1. Prepare kids with what to expect (visual schedules, social stories, etc.)
Imagine this, your boss tells you they have booked you for a 3-day conference with some colleagues you “sort of” know. They tell you the date and the location, but that’s it. As the conference approaches you would naturally have so many questions about the logistics and timelines for your trip. How am I going to get there? Am I traveling with my coworkers? Where am I going to stay? What about meals? This would be so stressful and it would be natural to have some anxiety! This is how many kids feel during the holidays. Just like how our minds would be at ease if we knew what to expect during our work trip, our kids’ minds can also be put at ease with some help in preparing them with what to expect. Depending on the child’s age and cognitive abilities, a visual schedule or social story could be very helpful. A quick Google search of holiday social stories will provide lots of ideas and resources. There are also some really great social stories available for purchase from Teachers Pay Teachers. A visual schedule can be as simple as going through the steps of the day/activities and drawing little simple pictures with the plans. Going over these steps with children, having them reference their schedule, and cross off items as they are completed can be extremely helpful in letting them know what to expect.
2. Keep routines
Some children are unbelievably flexible. They will nap anywhere, eat anything, and can always seem to just go with the flow. However, most children, even the easygoing ones, thrive with familiar routines and habits. Routines are comfortable, predictable, and safe. When the holidays are here, routines are often the first thing to go out the window which may result in big feelings and big behaviors. It may be helpful to think about how routines can become part of the holiday plans. This may mean adjusting holiday celebration times so children can maintain a decent bedtime, bringing a pack-and-play and sound machine to a loved one’s house to allow for an afternoon nap, or bringing your own high chair to a friend's house so the child has a comfortable and secure place to eat. Building in time for familiar routines can help children feel more comfortable with the novel holiday celebrations, and ideally help them be a little better rested as well!
3. Build in downtime and/or sensory breaks
Holidays are busy, busy, busy, and it may help to build in purposeful activities to help children remain regulated. If traveling by car for a long distance (or the children will have to be seated for long periods of time) building in movement breaks may help children function better throughout their day.
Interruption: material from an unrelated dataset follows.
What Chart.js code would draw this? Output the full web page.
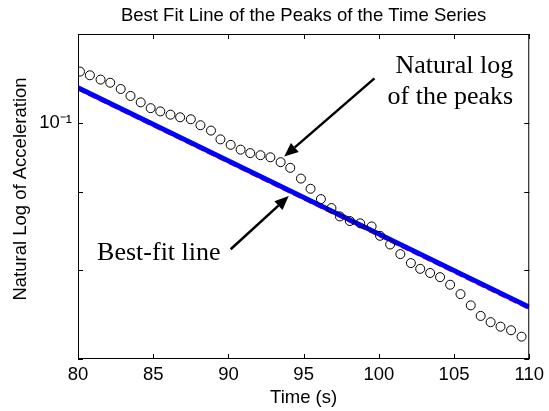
<!DOCTYPE html>
<html>
<head>
<meta charset="utf-8">
<script src="https://cdn.jsdelivr.net/npm/chart.js@4.4.0/dist/chart.umd.min.js"></script>
<style>
  html, body { margin: 0; padding: 0; background: #fff; }
  #wrap { width: 549px; height: 411px; }
</style>
</head>
<body>
<div id="wrap"><canvas id="chart" width="549" height="411"></canvas></div>
<script>
// peaks of the time series (time in s, value on log axis)
const peakTimes = [
  80.13, 80.79, 81.50, 82.14, 82.84, 83.49, 84.17, 84.83, 85.47, 86.15,
  86.79, 87.50, 88.14, 88.84, 89.47, 90.15, 90.81, 91.45, 92.13, 92.79,
  93.47, 94.11, 94.82, 95.46, 96.15, 96.85, 97.41, 98.07, 98.76, 99.52,
  100.08, 100.75, 101.43, 102.13, 102.75, 103.41, 104.07, 104.74, 105.43, 106.11,
  106.77, 107.43, 108.09, 108.79, 109.49
]
const peakValues = [
  0.1080, 0.1074, 0.1067, 0.1062, 0.1052, 0.1041, 0.1031, 0.1022, 0.1017, 0.1012,
  0.1008, 0.1005, 0.0996, 0.0988, 0.0975, 0.0967, 0.0960, 0.0955, 0.0952, 0.0949,
  0.0942, 0.0934, 0.0919, 0.0905, 0.0891, 0.0879, 0.0868, 0.0862, 0.0859, 0.0855,
  0.0843, 0.0832, 0.0820, 0.0809, 0.0802, 0.0797, 0.0792, 0.0783, 0.0772, 0.0759,
  0.0747, 0.0740, 0.0735, 0.0731, 0.0724
]

// best-fit line end points
const fitTimes = [80, 110]
const fitValues = [0.1054, 0.0757]
const fitValuesRed = [0.1053, 0.0756]

const xTicks = [80, 85, 90, 95, 100, 105, 110]
const yTicks = [0.07, 0.08, 0.09, 0.1]
const yTickLabels = ['', '', '', '10⁻¹']

const chartTitle = 'Best Fit Line of the Peaks of the Time Series'
const yTitle = 'Natural Log of Acceleration'

const toPoints = (xs, ys) => xs.map((x, i) => ({ x: x, y: ys[i] }))

// text callouts, anchored in data coordinates
const notes = [
  { text: 'Natural log', x: 108.93, y: 0.1077, align: 'right' },
  { text: 'of the peaks', x: 108.93, y: 0.1029, align: 'right' },
  { text: 'Best-fit line', x: 81.27, y: 0.0813, align: 'left' }
]
const arrows = [
  { from: [99.71, 0.1069], to: [93.71, 0.0950] },
  { from: [90.15, 0.0826], to: [94.01, 0.0895] }
]

const sansFont = "'Liberation Sans', Arial, sans-serif"
const serifFont = "'Liberation Serif', 'Times New Roman', serif"

// MATLAB style box with inward ticks on all four sides
const axisBox = {
  id: 'axisBox',
  afterDatasetsDraw(chart) {
    const { ctx, chartArea: a, scales: { x, y } } = chart
    const len = 5
    ctx.save()
    ctx.strokeStyle = '#000'
    ctx.lineWidth = 1
    ctx.strokeRect(a.left + 0.5, a.top + 0.5, a.right - a.left - 1, a.bottom - a.top - 1)
    ctx.beginPath()
    x.ticks.forEach(t => {
      const px = Math.round(x.getPixelForValue(t.value)) + 0.5
      ctx.moveTo(px, a.bottom); ctx.lineTo(px, a.bottom - len)
      ctx.moveTo(px, a.top); ctx.lineTo(px, a.top + len)
    })
    y.ticks.forEach(t => {
      const py = Math.round(y.getPixelForValue(t.value)) + 0.5
      ctx.moveTo(a.left, py); ctx.lineTo(a.left + len, py)
      ctx.moveTo(a.right, py); ctx.lineTo(a.right - len, py)
    })
    ctx.stroke()
    ctx.restore()
  }
}

// title centred over the axes and the rotated y label
const titles = {
  id: 'titles',
  afterDraw(chart) {
    const { ctx, chartArea: a } = chart
    ctx.save()
    ctx.fillStyle = '#000'
    ctx.font = '18.5px ' + sansFont
    ctx.textAlign = 'center'
    ctx.textBaseline = 'middle'
    ctx.fillText(chartTitle, (a.left + a.right) / 2, 16)
    ctx.translate(21, 189)
    ctx.rotate(-Math.PI / 2)
    ctx.fillText(yTitle, 0, 0)
    ctx.restore()
  }
}

const callouts = {
  id: 'callouts',
  afterDraw(chart) {
    const { ctx, scales: { x, y } } = chart
    ctx.save()
    ctx.fillStyle = '#000'
    ctx.strokeStyle = '#000'
    ctx.font = '26px ' + serifFont
    ctx.textBaseline = 'alphabetic'
    notes.forEach(n => {
      ctx.textAlign = n.align
      ctx.fillText(n.text, x.getPixelForValue(n.x), y.getPixelForValue(n.y))
    })
    arrows.forEach(ar => {
      const x0 = x.getPixelForValue(ar.from[0]), y0 = y.getPixelForValue(ar.from[1])
      const x1 = x.getPixelForValue(ar.to[0]), y1 = y.getPixelForValue(ar.to[1])
      const ang = Math.atan2(y1 - y0, x1 - x0)
      const headLen = 14, headHalf = 6
      const bx = x1 - headLen * Math.cos(ang), by = y1 - headLen * Math.sin(ang)
      ctx.lineWidth = 2.5
      ctx.beginPath()
      ctx.moveTo(x0, y0)
      ctx.lineTo(bx, by)
      ctx.stroke()
      ctx.beginPath()
      ctx.moveTo(x1, y1)
      ctx.lineTo(bx + headHalf * Math.sin(ang), by - headHalf * Math.cos(ang))
      ctx.lineTo(bx - headHalf * Math.sin(ang), by + headHalf * Math.cos(ang))
      ctx.closePath()
      ctx.fill()
    })
    ctx.restore()
  }
}

new Chart(document.getElementById('chart'), {
  type: 'scatter',
  data: {
    datasets: [
      {
        label: 'Natural log of the peaks',
        data: toPoints(peakTimes, peakValues),
        showLine: false,
        pointStyle: 'circle',
        pointRadius: 4.5,
        pointBorderWidth: 1,
        pointBorderColor: '#000',
        pointBackgroundColor: 'rgba(0,0,0,0)',
        order: 0
      },
      {
        label: 'Best-fit line',
        data: toPoints(fitTimes, fitValues),
        showLine: true,
        borderColor: '#0000ff',
        borderWidth: 5,
        pointRadius: 0,
        order: 1
      },
      {
        label: 'Fit (red)',
        data: toPoints(fitTimes, fitValuesRed),
        showLine: true,
        borderColor: '#ff0000',
        borderWidth: 4,
        borderDash: [8, 4],
        pointRadius: 0,
        order: 2
      }
    ]
  },
  options: {
    responsive: false,
    animation: false,
    layout: { padding: { right: 16, left: 0, top: 34, bottom: 0 } },
    plugins: {
      legend: { display: false },
      tooltip: { enabled: false },
      title: { display: false }
    },
    scales: {
      x: {
        type: 'linear',
        min: 80,
        max: 110,
        afterBuildTicks: s => { s.ticks = xTicks.map(v => ({ value: v })) },
        afterFit: s => { s.height = 52 },
        grid: { display: false, drawTicks: false },
        border: { display: false },
        ticks: {
          color: '#000',
          padding: 5,
          maxRotation: 0,
          font: { family: sansFont, size: 18.5 },
          callback: v => String(v)
        },
        title: {
          display: true,
          text: 'Time (s)',
          color: '#000',
          font: { family: sansFont, size: 18.5 },
          padding: { top: 0, bottom: 2 }
        }
      },
      y: {
        type: 'logarithmic',
        min: 0.07,
        max: 0.1143,
        afterBuildTicks: s => { s.ticks = yTicks.map(v => ({ value: v })) },
        afterFit: s => { s.width = 78 },
        grid: { display: false, drawTicks: false },
        border: { display: false },
        ticks: {
          color: '#000',
          padding: 6,
          font: { family: sansFont, size: 18.5 },
          callback: v => yTickLabels[yTicks.indexOf(v)] || ''
        }
      }
    }
  },
  plugins: [axisBox, titles, callouts]
})
</script>
</body>
</html>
If possible, allowing children to play outside is a great way to get in some heavy work and fresh air. Inside activities could include playing with Play-Doh, playing in a sensory bin, or having kids do yoga. Check out this great list of indoor heavy work activities for small spaces that can be done anywhere! It may also be a good idea to build downtime into your days. Putting on a holiday movie, reading books, or just taking a rest will help everyone have a good reset in their day! Taking a few moments for deep breathing can help make everyone feel a little more grounded as well. Checking in with children throughout the day can be a good idea, just to see how they are feeling. Some children can become overwhelmed by large gatherings with too many people and too much sound. Try taking a break with them in a quiet room, away from the group. This would be a great time to read a favorite book, play with a familiar toy, or do an activity one on one. Remember to build the movement and/or rest breaks into your daily schedule and let the children help pick the activities. Making these sensory activities part of their day will help everyone enjoy themselves a little more.
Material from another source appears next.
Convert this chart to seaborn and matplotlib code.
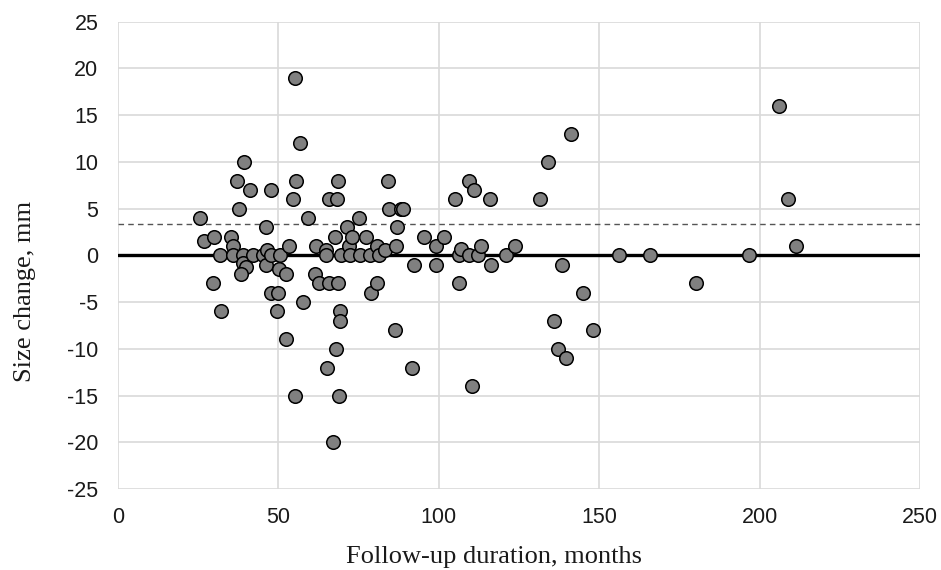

4. Adjust Expectations - It’s OK to Say No
We all have that family member that loves to greet you with a big hug, a wet kiss, and a lot of sensory input! While some people fully embrace this kind of greeting, for many, this is simply too much input! This is true for kids too, especially those with sensory defensiveness or over-responsivity to sensory information such as bright lights, loud noises, tags on their clothes or seams on their socks. Children don’t always have the language to let us know how they feel and it can sometimes come out in big behaviors. Let children know it is OK for them to refuse hugs from family members and give them the words to do so. Practice saying things like, “That’s too close”, “I prefer a high five” and/or “No thank you” before attending the gathering. If they are not able to advocate for themselves, label the feelings and desires for them. Letting them know that they can hang around familiar and safe people will give them peace of mind all day. Similar tools can be used when asked to eat unfamiliar or non-preferred foods as well. Let children know that it is OK to just eat foods they are comfortable with. Not pushing new and unfamiliar things will help everyone enjoy their day a little more!
5. Remember to have fun and enjoy the moments
Most of all, remember that the holidays are a time to try to enjoy family time and make memories. Try to keep in mind that things may not go exactly as planned and it should be expected that children may experience some big feelings. Approaching the holidays with this outlook will keep those expectations realistic. Don’t let a tantrum or some crabbiness ruin the whole day. Enjoy the time, take lots of pictures, and have fun!